Designing a technical strategy
I first came across the need for a strategy about a decade ago when we were shipping a key VMware® Workstation release to our enterprise customers. We had to pick between early scale and performance testing data, and solving a key user complaint. I distinctly recall how I lacked the framework to articulate the tradeoffs between delaying the release to embark on a potentially unsolvable problem and continuing to build for the product management specifications.
Fast forward a few years, I came across Good Strategy, Bad Strategy by Richard Rumelt, which has since become my staple for framing relevant situations to drive large-scale impact. The framework comprises of formulating the problem and proposed steps forward in terms of:
- Diagnosis: an objective, quantitative or qualitative assessment of the current status quo, describing the challenge at hand, potential causes for the challenge, and the related perils of leaving it unaddressed. For example, current deploy success rates of our service are down from 80% last half, to 20%, and this translates to X engineering hours spent waiting on our tools, adversely impacting developer productivity.
- Guiding policies: a set of constraints that you either plan to or need to optimize for, making certain trade-offs and assumptions along the way. These have to hurt! If they don’t collectively create healthy tension or facilitate lively debate, you’re either playing it too safe or not pushing the organization hard enough. For example: in 2021, we’ll drive accountability with the top 20 teams contributing to 85% of total infrastructure spend, and defer the long tail of teams until 2022.
- Actions: a set of coherent actions that you’ll take with the guiding policies as beacon, to identify measurable progress to mitigate the challenge at hand. For example, the home insurance innovation task force will survey a demographic of new, emerging, tech-savvy users. It will publish a white paper on related attrition numbers at various points of our onboarding funnel.
This thesis then forms a cohesive narrative for the ‘how’ and helps identify the ‘what’, in service of the North Star – the ‘why’.
Socializing the technical strategy
Once you’ve thought about the problem and the proposal, you need to seek alignment and solicit support from key leaders and stakeholders within your organization. This is extremely crucial to creating an environment for the team and the initiative to succeed in the long term.

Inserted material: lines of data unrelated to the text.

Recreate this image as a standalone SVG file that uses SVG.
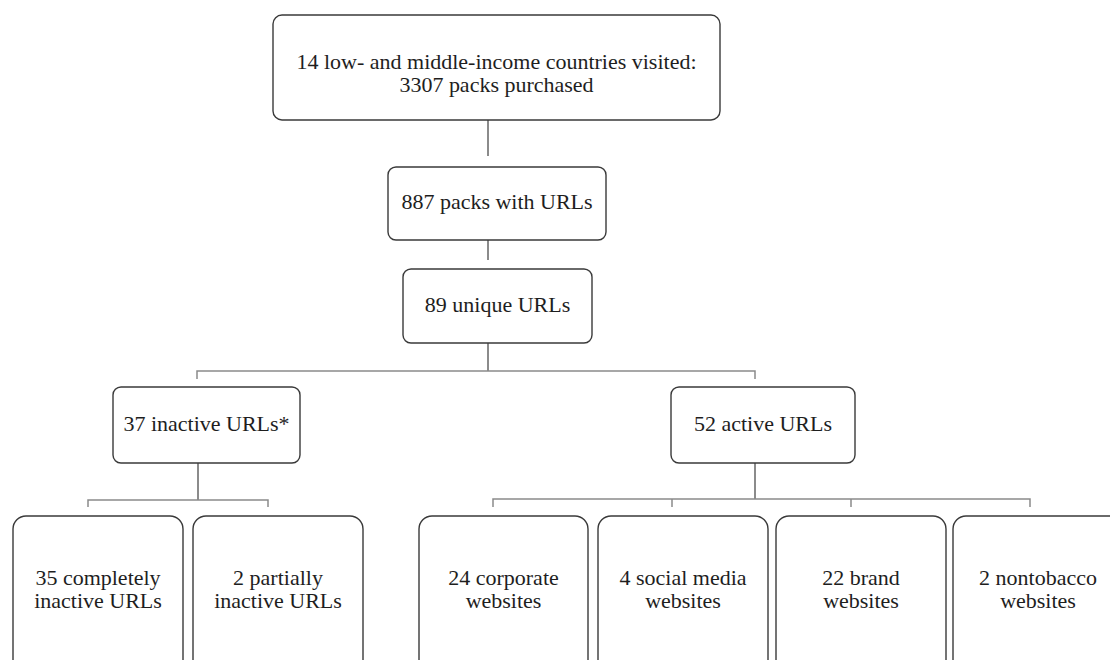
<svg xmlns="http://www.w3.org/2000/svg" width="1110" height="660" viewBox="0 0 1110 660">
<style>
.box{fill:#ffffff;stroke:#3a3a3a;stroke-width:1.4}
.t{font-family:"Liberation Serif","Times New Roman",serif;font-size:20px;fill:#1e1e1e;text-anchor:middle}
.c{fill:none;stroke:#8a8a8a;stroke-width:1.5}
.cv{fill:none;stroke:#5a5a5a;stroke-width:1.4}
</style>
<rect width="1110" height="660" fill="#ffffff"/>
<g id="connectors">
<line class="cv" x1="488" y1="120" x2="488" y2="156"/>
<line class="cv" x1="488" y1="240" x2="488" y2="260"/>
<line class="cv" x1="488" y1="343" x2="488" y2="371"/>
<polyline class="c" points="197,379 197,371 755,371 755,379"/>
<line class="cv" x1="198" y1="463" x2="198" y2="500"/>
<polyline class="c" points="88,507 88,500 268,500 268,507"/>
<line class="cv" x1="755" y1="463" x2="755" y2="499"/>
<polyline class="c" points="493,507 493,499 1030,499 1030,507"/>
<line class="c" x1="672" y1="499" x2="672" y2="507"/>
<line class="c" x1="851" y1="499" x2="851" y2="507"/>
</g>
<g id="n-countries">
<rect class="box" x="273" y="15" width="447" height="105" rx="9"/>
<text class="t" transform="translate(496.5,69) scale(1.1,1)">14 low- and middle-income countries visited:</text>
<text class="t" transform="translate(496.5,92) scale(1.1,1)">3307 packs purchased</text>
</g>
<g id="n-packs">
<rect class="box" x="388" y="167" width="218" height="73" rx="8"/>
<text class="t" transform="translate(497,209) scale(1.1,1)">887 packs with URLs</text>
</g>
<g id="n-unique">
<rect class="box" x="403" y="269" width="189" height="74" rx="8"/>
<text class="t" transform="translate(497.5,312) scale(1.1,1)">89 unique URLs</text>
</g>
<g id="n-inactive">
<rect class="box" x="113" y="387" width="187" height="76" rx="8"/>
<text class="t" transform="translate(206.5,431) scale(1.1,1)">37 inactive URLs*</text>
</g>
<g id="n-active">
<rect class="box" x="671" y="387" width="184" height="76" rx="8"/>
<text class="t" transform="translate(763,431) scale(1.1,1)">52 active URLs</text>
</g>
<g id="n-completely">
<rect class="box" x="13" y="516" width="170" height="170" rx="13"/>
<text class="t" transform="translate(98,585) scale(1.1,1)">35 completely</text>
<text class="t" transform="translate(98,608) scale(1.1,1)">inactive URLs</text>
</g>
<g id="n-partially">
<rect class="box" x="193" y="516" width="170" height="170" rx="13"/>
<text class="t" transform="translate(278,585) scale(1.1,1)">2 partially</text>
<text class="t" transform="translate(278,608) scale(1.1,1)">inactive URLs</text>
</g>
<g id="n-corporate">
<rect class="box" x="419" y="516" width="169" height="170" rx="13"/>
<text class="t" transform="translate(503.5,585) scale(1.1,1)">24 corporate</text>
<text class="t" transform="translate(503.5,608) scale(1.1,1)">websites</text>
</g>
<g id="n-social">
<rect class="box" x="598" y="516" width="170" height="170" rx="13"/>
<text class="t" transform="translate(683,585) scale(1.1,1)">4 social media</text>
<text class="t" transform="translate(683,608) scale(1.1,1)">websites</text>
</g>
<g id="n-brand">
<rect class="box" x="776" y="516" width="170" height="170" rx="13"/>
<text class="t" transform="translate(861,585) scale(1.1,1)">22 brand</text>
<text class="t" transform="translate(861,608) scale(1.1,1)">websites</text>
</g>
<g id="n-nontobacco">
<rect class="box" x="953" y="516" width="170" height="170" rx="13"/>
<text class="t" transform="translate(1038,585) scale(1.1,1)">2 nontobacco</text>
<text class="t" transform="translate(1038,608) scale(1.1,1)">websites</text>
</g>
</svg>
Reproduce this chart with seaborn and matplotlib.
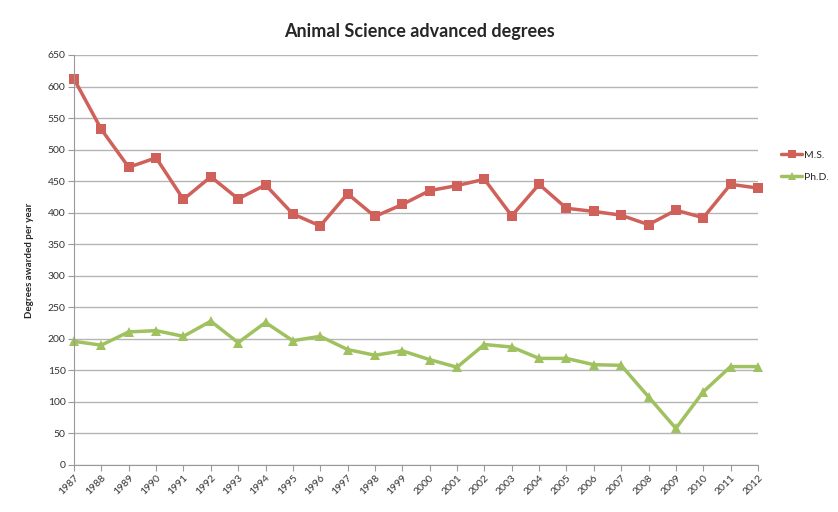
import pandas as pd
import numpy as np
import matplotlib
matplotlib.use('Agg')
import matplotlib.pyplot as plt
import seaborn as sns

# Data
years = list(range(1987, 2013))
ms_degrees = [612, 532, 472, 487, 421, 457, 422, 444, 398, 379, 430, 394, 413,
              435, 443, 453, 395, 445, 407, 402, 396, 381, 404, 392, 445, 439]
phd_degrees = [196, 190, 211, 213, 204, 228, 194, 226, 197, 204, 183, 174, 181,
               167, 155, 191, 187, 169, 169, 159, 158, 108, 58, 116, 156, 156]
series_names = ['M.S.', 'Ph.D.']

df = pd.DataFrame({
    'Year': years * 2,
    'Degrees': ms_degrees + phd_degrees,
    'Degree': [series_names[0]] * len(years) + [series_names[1]] * len(years),
})

sns.set_theme(style='white')
plt.rcParams['font.family'] = ['Lato', 'DejaVu Sans']

fig = plt.figure(figsize=(8.38, 5.12), dpi=100)
ax = fig.add_axes([0.0883, 0.0918, 0.8162, 0.8008])

palette = {'M.S.': '#D0605A', 'Ph.D.': '#A0C15F'}
sns.lineplot(data=df, x='Year', y='Degrees', hue='Degree', style='Degree',
             markers={'M.S.': 's', 'Ph.D.': '^'}, dashes=False, palette=palette,
             linewidth=2.5, markersize=7, markeredgewidth=0, ax=ax)
# keep the end markers whole
for line in ax.lines:
    line.set_clip_on(False)

ax.set_xlim(1987, 2012)
ax.set_ylim(0, 650)
ax.set_yticks(np.arange(0, 651, 50))
ax.set_xticks(years)
ax.set_xticklabels([str(y) for y in years], rotation=45, ha='right',
                   rotation_mode='anchor', fontsize=7.5, color='#333333')
ax.tick_params(axis='y', labelsize=7.5, labelcolor='#333333')
ax.tick_params(axis='both', which='major', direction='out', length=4,
               width=0.8, color='#999999', left=True, bottom=True, pad=2)
ax.grid(axis='y', color='#B5B5B5', linewidth=1)
ax.set_axisbelow(True)
for side in ['top', 'right']:
    ax.spines[side].set_visible(False)
for side in ['left', 'bottom']:
    ax.spines[side].set_color('#999999')
    ax.spines[side].set_linewidth(0.8)

ax.set_xlabel('')
ax.set_ylabel('Degrees awarded per year', fontsize=7, fontweight='bold', labelpad=10)
fig.suptitle('Animal Science advanced degrees', x=0.5, y=0.955,
             fontsize=13, fontweight='bold')

handles, labels = ax.get_legend_handles_labels()
ax.legend_.remove()
fig.legend(handles, labels, loc='upper left', bbox_to_anchor=(0.925, 0.718),
           frameon=False, fontsize=7.5, handlelength=2.0, handletextpad=0.2,
           labelspacing=1.2, markerscale=0.9, borderaxespad=0.2)

fig.savefig('out.png', dpi=100)
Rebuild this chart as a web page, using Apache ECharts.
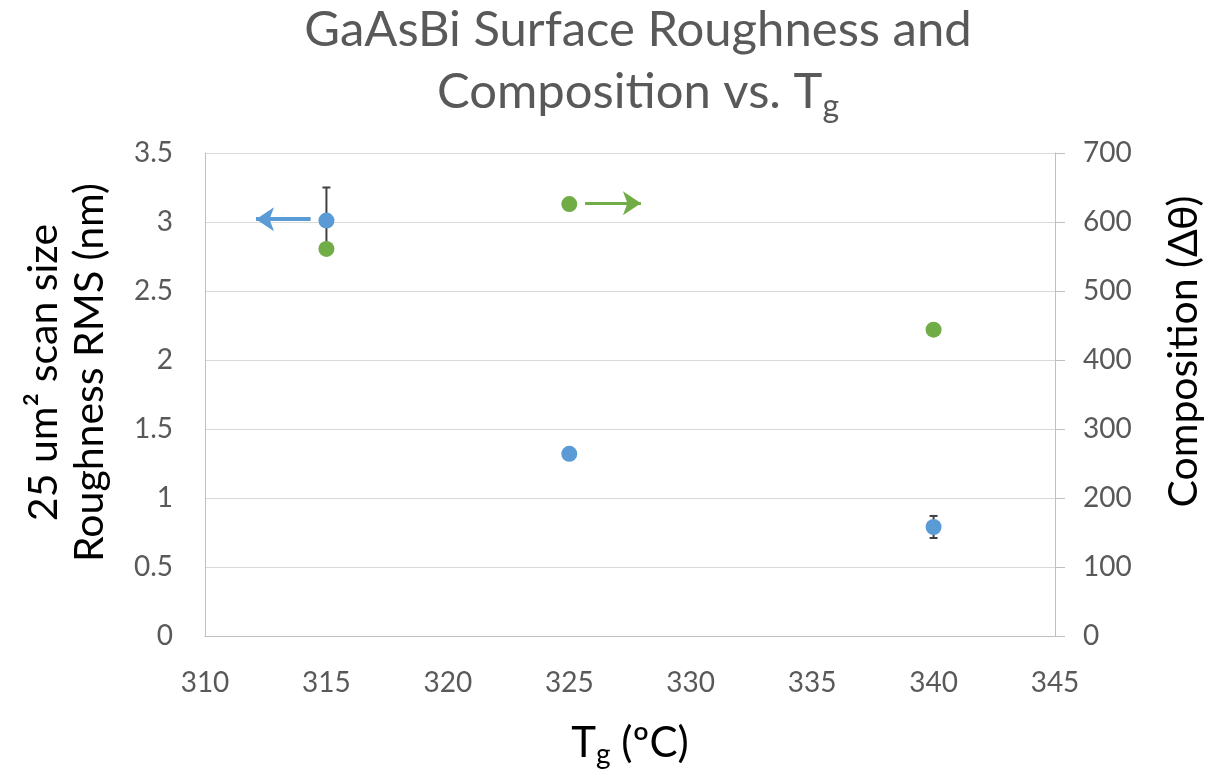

It is highly likely that for big bets or outcomes where the stakes are high, the investment also needs to be big. You might need additional headcount, to reprioritize planned goals, more time, or require commitment from other parts of the organization to align with your proposed actions. Essentially, you need leadership clearance and support. For one of my teams, we needed to split a monolith to a more service-oriented paradigm, and drive higher ownership and accountability. This implied, however, that the service owners needed to possess the relevant skillset, tooling, and support in order to achieve sustainable success. Such systemic changes are only possible with at least a skip-level approval, depending on the size of your org. For such conversations or decisions to be effective:
- Craft the narrative to suit the audience. Highlight the reasoning behind the strategy. Talk about ‘Where do you want to get to? What’s the most measurable way to identify the destination?’ and set an aspirational target as the outcome at the end of the strategy.
- Seek a sponsor for this outcome. Secure an executive leader – vocal, strong, in good standing, who will go to bat when needed, in big and small ways. For example, one of our leaders at Stripe deeply cares about infrastructure efficiency and is constantly highlighting the impact of such work for long-term success, amplifying relevant ships, talking to other engineers during casual lunches about the value of designing performant and scalable systems. Such endorsement and advocacy from key leaders goes a long way in validating the value of such work.
With an approved strategy and an outcome that has buy-in from an executive sponsor, you’re now ready to embark on the next steps of your exciting journey.